“Avviamo al più presto un tavolo per produrre biometano in Veneto, anche in sostituzione del gas russo, che incide per il 38% dei consumi interni del totale di gas”. Arturo Lorenzoni, consigliere regionale del gruppo misto e docente di Economia dell’energia all’Università di Padova, ha presentato una specifica richiesta all’assessore regionale Roberto Marcato. “La transizione energetica e la sicurezza del sistema sono processi che vanno guidati con una visione lungimirante – precisa Lorenzoni – Altrimenti attendiamo, ma saremo sempre in balìa delle decisioni altrui”.
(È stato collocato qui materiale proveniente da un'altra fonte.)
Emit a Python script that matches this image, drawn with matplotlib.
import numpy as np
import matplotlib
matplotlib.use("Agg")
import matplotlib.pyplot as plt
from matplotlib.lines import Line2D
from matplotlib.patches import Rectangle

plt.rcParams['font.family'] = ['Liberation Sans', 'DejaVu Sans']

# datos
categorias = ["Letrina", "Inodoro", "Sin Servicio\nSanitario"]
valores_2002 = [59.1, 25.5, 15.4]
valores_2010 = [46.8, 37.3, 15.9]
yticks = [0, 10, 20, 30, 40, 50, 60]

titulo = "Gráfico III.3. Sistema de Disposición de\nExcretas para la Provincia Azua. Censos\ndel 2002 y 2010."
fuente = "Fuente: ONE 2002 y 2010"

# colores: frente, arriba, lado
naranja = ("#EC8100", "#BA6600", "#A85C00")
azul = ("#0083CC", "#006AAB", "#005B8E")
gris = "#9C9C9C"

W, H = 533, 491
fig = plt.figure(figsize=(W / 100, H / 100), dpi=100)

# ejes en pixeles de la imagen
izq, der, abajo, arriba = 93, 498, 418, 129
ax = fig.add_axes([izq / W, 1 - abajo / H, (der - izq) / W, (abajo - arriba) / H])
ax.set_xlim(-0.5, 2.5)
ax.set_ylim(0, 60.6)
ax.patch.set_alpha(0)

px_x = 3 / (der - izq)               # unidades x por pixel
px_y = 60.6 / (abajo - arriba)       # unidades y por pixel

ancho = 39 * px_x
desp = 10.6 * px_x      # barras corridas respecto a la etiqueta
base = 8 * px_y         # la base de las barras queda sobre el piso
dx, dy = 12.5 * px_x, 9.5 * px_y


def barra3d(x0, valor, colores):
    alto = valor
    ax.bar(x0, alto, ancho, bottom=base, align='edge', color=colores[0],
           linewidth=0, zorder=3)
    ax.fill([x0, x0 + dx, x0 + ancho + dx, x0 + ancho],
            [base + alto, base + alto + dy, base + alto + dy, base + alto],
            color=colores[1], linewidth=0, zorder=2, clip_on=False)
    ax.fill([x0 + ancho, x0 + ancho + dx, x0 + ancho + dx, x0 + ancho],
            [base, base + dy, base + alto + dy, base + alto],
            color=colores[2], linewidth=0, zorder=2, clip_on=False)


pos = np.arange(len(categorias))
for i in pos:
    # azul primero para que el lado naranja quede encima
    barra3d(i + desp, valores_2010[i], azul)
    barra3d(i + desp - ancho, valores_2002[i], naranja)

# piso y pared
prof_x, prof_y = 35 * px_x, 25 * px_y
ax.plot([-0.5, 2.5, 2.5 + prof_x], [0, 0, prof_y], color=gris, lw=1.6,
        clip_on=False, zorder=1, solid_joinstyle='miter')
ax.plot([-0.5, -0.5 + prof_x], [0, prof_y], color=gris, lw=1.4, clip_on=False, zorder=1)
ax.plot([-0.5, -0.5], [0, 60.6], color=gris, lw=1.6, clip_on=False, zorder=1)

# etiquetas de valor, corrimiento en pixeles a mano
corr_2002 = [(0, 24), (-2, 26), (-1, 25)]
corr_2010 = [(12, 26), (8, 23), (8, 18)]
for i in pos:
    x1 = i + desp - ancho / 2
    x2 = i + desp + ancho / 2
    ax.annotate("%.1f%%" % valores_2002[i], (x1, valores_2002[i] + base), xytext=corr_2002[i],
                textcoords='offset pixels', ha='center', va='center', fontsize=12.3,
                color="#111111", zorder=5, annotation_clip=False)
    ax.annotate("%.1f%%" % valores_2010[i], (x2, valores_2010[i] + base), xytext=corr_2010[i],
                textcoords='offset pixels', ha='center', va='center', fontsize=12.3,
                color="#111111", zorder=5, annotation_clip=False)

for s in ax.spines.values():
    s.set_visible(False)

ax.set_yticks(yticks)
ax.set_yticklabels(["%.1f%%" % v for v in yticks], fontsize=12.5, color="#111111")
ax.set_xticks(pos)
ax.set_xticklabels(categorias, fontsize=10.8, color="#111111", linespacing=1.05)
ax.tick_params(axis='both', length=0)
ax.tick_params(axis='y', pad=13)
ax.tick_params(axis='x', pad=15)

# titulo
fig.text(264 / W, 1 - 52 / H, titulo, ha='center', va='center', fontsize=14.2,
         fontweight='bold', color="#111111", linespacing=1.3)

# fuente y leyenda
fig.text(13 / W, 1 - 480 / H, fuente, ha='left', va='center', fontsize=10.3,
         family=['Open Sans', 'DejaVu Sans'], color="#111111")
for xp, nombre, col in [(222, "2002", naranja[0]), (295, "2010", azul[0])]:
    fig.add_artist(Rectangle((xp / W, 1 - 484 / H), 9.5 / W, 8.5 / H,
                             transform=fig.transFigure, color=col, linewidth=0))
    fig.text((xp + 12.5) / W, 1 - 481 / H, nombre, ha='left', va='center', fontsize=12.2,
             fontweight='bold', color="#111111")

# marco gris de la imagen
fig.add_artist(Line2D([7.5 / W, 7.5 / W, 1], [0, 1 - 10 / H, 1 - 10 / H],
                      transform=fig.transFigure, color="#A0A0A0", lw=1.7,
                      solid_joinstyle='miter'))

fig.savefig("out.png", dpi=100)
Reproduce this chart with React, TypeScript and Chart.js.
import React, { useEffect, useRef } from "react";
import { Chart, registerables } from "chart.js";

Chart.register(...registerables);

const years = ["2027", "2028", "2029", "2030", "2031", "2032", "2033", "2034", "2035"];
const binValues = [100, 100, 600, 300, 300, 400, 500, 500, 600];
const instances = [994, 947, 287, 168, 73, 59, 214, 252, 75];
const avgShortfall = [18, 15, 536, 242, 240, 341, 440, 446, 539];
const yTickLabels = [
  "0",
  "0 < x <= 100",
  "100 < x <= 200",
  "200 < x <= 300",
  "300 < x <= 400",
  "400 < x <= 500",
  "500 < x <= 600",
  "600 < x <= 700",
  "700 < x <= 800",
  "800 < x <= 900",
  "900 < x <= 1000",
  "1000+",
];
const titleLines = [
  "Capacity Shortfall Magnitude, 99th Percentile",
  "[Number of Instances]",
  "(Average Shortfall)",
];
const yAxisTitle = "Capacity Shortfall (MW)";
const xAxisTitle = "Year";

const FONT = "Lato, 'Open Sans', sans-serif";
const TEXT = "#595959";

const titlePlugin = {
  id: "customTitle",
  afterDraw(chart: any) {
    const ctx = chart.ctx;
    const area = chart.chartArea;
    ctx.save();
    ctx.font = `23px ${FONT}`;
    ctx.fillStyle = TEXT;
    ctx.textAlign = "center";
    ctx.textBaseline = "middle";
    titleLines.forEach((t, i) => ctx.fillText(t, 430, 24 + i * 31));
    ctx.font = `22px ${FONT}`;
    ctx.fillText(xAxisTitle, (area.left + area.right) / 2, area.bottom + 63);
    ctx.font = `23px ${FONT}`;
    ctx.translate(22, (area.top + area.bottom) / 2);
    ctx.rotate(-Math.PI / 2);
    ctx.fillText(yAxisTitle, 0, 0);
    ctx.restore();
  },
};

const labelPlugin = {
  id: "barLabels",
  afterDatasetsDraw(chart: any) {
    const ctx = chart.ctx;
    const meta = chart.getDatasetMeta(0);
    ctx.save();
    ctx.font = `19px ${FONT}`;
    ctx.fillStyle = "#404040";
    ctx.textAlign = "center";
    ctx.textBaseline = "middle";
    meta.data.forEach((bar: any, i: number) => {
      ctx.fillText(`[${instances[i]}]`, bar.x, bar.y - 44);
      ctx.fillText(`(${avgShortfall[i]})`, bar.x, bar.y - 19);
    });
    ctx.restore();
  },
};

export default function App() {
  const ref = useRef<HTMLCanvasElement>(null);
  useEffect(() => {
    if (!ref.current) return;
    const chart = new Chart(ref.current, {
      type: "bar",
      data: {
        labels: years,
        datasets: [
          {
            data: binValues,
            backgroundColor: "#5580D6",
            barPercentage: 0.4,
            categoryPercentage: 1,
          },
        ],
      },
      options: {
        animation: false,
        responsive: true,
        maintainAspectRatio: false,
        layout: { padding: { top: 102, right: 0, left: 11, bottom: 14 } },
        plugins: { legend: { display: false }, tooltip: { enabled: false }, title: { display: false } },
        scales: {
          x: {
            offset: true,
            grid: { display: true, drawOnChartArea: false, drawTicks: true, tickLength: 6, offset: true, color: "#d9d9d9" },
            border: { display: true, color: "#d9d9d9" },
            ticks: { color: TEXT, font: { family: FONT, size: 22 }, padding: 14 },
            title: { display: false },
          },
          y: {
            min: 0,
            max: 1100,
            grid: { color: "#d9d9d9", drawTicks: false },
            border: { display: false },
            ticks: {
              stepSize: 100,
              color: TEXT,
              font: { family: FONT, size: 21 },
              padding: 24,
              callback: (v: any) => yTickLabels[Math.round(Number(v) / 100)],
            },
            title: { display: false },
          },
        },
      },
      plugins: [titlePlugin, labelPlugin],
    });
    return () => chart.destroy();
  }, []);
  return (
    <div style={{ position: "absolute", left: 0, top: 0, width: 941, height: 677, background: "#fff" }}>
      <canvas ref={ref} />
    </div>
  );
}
“Negli anni scorsi gli acquisti in Russia sono cresciuti poiché le forniture dal mondo arabo non venivano ritenute affidabili. Oggi, invece, tornare a comprare in Egitto, Libia e Qatar sembra il male minore. In ogni caso – analizza il docente – esistono delle valide alternative. E una fra queste è proprio il biometano. Già nel 2016 il Consorzio Italiano Biogas, CIB, pubblicò una stima dettagliata del potenziale di biometano, ottenuto dal biogas di varie matrici organiche, di oltre 8,5 miliardi di metri cubi all’anno; questi stessi numeri furono confermati dal Dipartimento di Ingegneria Industriale dell’Università di Padova in uno studio effettuato per conto della Regione Veneto. Molto più dei 3,5 miliardi di metri cubi che si potrebbero estrarre (solamente per alcuni anni) dai pozzi presenti nel mar Adriatico”.
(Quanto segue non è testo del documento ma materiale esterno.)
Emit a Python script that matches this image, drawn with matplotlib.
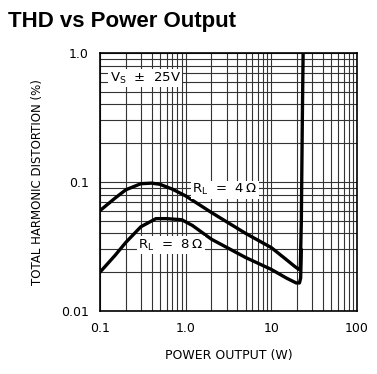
import numpy as np
import matplotlib.pyplot as plt

# THD (%) vs power output (W)
p_4ohm = [0.1, 0.15, 0.2, 0.3, 0.4, 0.5, 0.7, 1.0, 2.0, 5.0, 10.0, 15.0, 19.0, 21.0, 21.8, 22.4, 23.0, 23.5]
thd_4ohm = [0.06, 0.075, 0.087, 0.097, 0.098, 0.096, 0.088, 0.078, 0.058, 0.04, 0.031, 0.025, 0.022, 0.021, 0.022, 0.05, 0.3, 1.0]

p_8ohm = [0.1, 0.15, 0.2, 0.3, 0.45, 0.6, 0.9, 1.2, 2.0, 5.0, 10.0, 15.0, 19.5, 21.3, 22.0, 22.4]
thd_8ohm = [0.02, 0.027, 0.034, 0.045, 0.052, 0.052, 0.051, 0.046, 0.036, 0.026, 0.021, 0.018, 0.0165, 0.0165, 0.018, 0.03]

x_ticks = [0.1, 1.0, 10, 100]
x_labels = ["0.1", "1.0", "10", "100"]
y_ticks = [0.01, 0.1, 1.0]
y_labels = ["0.01", "0.1", "1.0"]

fig = plt.figure(figsize=(3.77, 3.74), dpi=100)
ax = fig.add_axes([100/377, 1 - 311/374, 257/377, 258/374])
ax.set_xscale("log")
ax.set_yscale("log")
ax.set_xlim(0.1, 100)
ax.set_ylim(0.01, 1.0)

ax.grid(True, which="both", color="#333333", lw=0.8)
ax.plot(p_4ohm, thd_4ohm, color="black", lw=2.4, solid_capstyle="round")
ax.plot(p_8ohm, thd_8ohm, color="black", lw=2.4, solid_capstyle="round")

ax.set_xticks(x_ticks)
ax.set_xticklabels(x_labels)
ax.set_yticks(y_ticks)
ax.set_yticklabels(y_labels)
ax.minorticks_on()
ax.tick_params(which="both", length=0, labelsize=9, pad=8)
ax.xaxis.set_minor_formatter(plt.NullFormatter())
ax.yaxis.set_minor_formatter(plt.NullFormatter())
for s in ax.spines.values():
    s.set_linewidth(1.2)

box = dict(facecolor="white", edgecolor="none", pad=1)
ax.text(0.13, 0.64, r"V$_\mathregular{S}$  $\pm$  25V", fontsize=9.5, bbox=box, va="center")
ax.text(1.19, 0.087, r"R$_\mathregular{L}$  =  4$\,\Omega$", fontsize=9.5, bbox=box, va="center")
ax.text(0.28, 0.0325, r"R$_\mathregular{L}$  =  8$\,\Omega$", fontsize=9.5, bbox=box, va="center")

ax.set_xlabel("POWER OUTPUT (W)", fontsize=9, labelpad=10)
ax.set_ylabel("TOTAL HARMONIC DISTORTION (%)", fontsize=8.5, labelpad=12)

fig.text(8/377, 1 - 21/374, "THD vs Power Output", fontsize=16, fontweight="bold",
         family="Liberation Sans", va="center")

plt.savefig("out.png", dpi=100)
“Il processo di decarbonizzazione – prosegue Lorenzoni – prevede la progressiva sostituzione del gas con le pompe di calore negli edifici, con l’elettrificazione dei trasporti e le fonti rinnovabili nella produzione elettrica; tuttavia, l’iter richiede tempo. Motivo per cui – continua – occorre attivare subito un programma di sviluppo del biometano, coinvolgendo il mondo agricolo, gli artigiani e gli industriali. Vorrei inoltre sottolineare che sostituire le importazioni di gas con lavoro e investimenti locali ha un senso da tutti i punti di vista: del reddito, della sicurezza, dell’ambiente. Si tratta di individuare le aree per le colture attraverso degli accordi specifici con il mondo agricolo, interessando pure le imprese del servizio idrico integrato per l’utilizzo dei reflui.
Vanno poi selezionati i siti congeniali alla realizzazione dei biodigestori (nella foto l’impianto scaligero di Cà del Bue di AgsmAim dove se ne produrrà dai fanghi e dalla Farsu); infine, il biometano ottenuto dev’essere inserito nella filiera del gas. Tutte attività che conosciamo – conclude Lorenzoni – ma che richiedono una regia regionale per essere integrate”.